This world was not made for single moms and it's driving me nuts!!!

Posted by on Jun. 19, 2013 at 1:08 AM
  • 48 Replies

I'm 21 and I have a 2 1/2 year old son named Mason and his father has been out of the picture since I was only 2 months along with him. Long story short, I left an abusive relationship and moved back in with my folks when I was still pregnant. Fast forward almost 3 years and I'm still living with my folks.

I don't know if it's my own pride or being a single mom that's doing it to me, but it kills me to not be able to provide for Mason enough to live on our own. That's not to say I'm ungrateful to my folks, who have been there for me the whole time and are awesome grandparents to Mason, and my little brother, who is a great uncle. I'm just saying that I'm eventually gonna have to move out on my own. 

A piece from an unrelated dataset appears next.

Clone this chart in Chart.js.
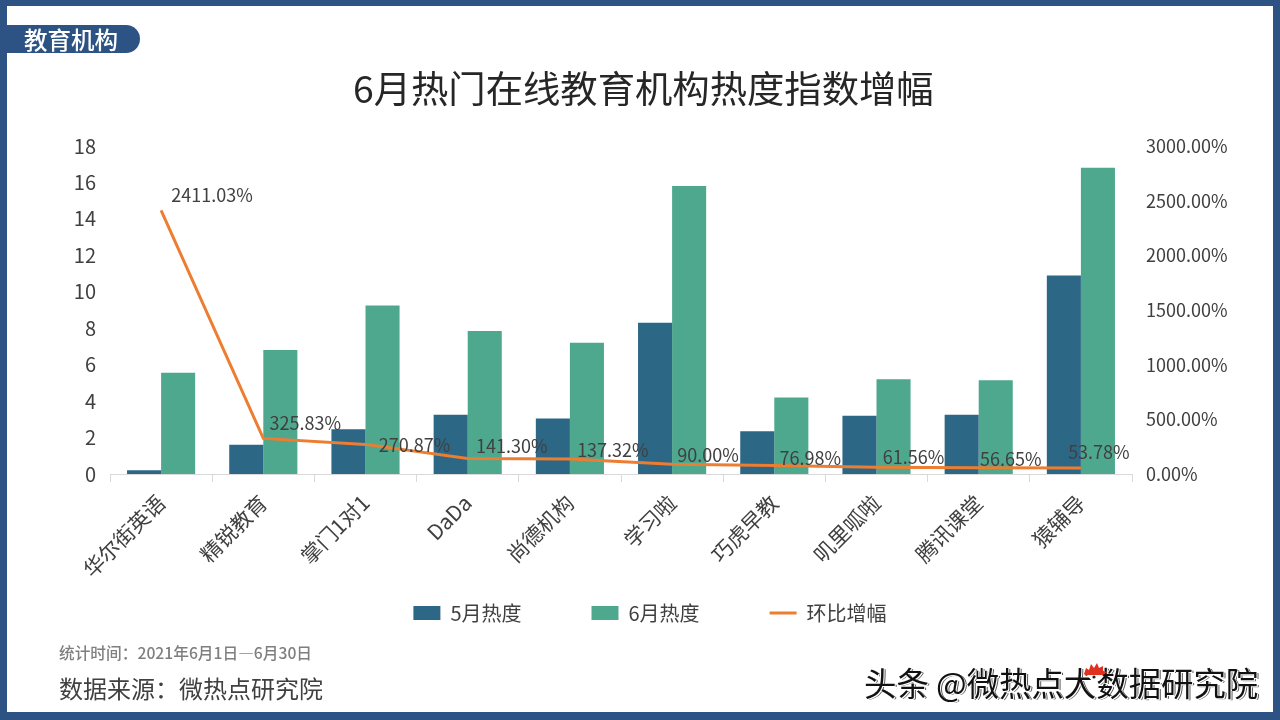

I've had to quit my last job because of not enough hours for me to feel it was worth it to drive the whole 30 minutes to work for only a few hours work. Now I'm unemployed and feel like I'm gonna have to accept a low paying job because there's nothing else out there. 

If I had it my way, I'd be a stay at home single mom, but we all know that could never happen huh? 

I have been considering looking into online colleges, but have no clue what to get into. 

I know I'm not the only single parent out there with frustrations like this, I'm just venting lol... 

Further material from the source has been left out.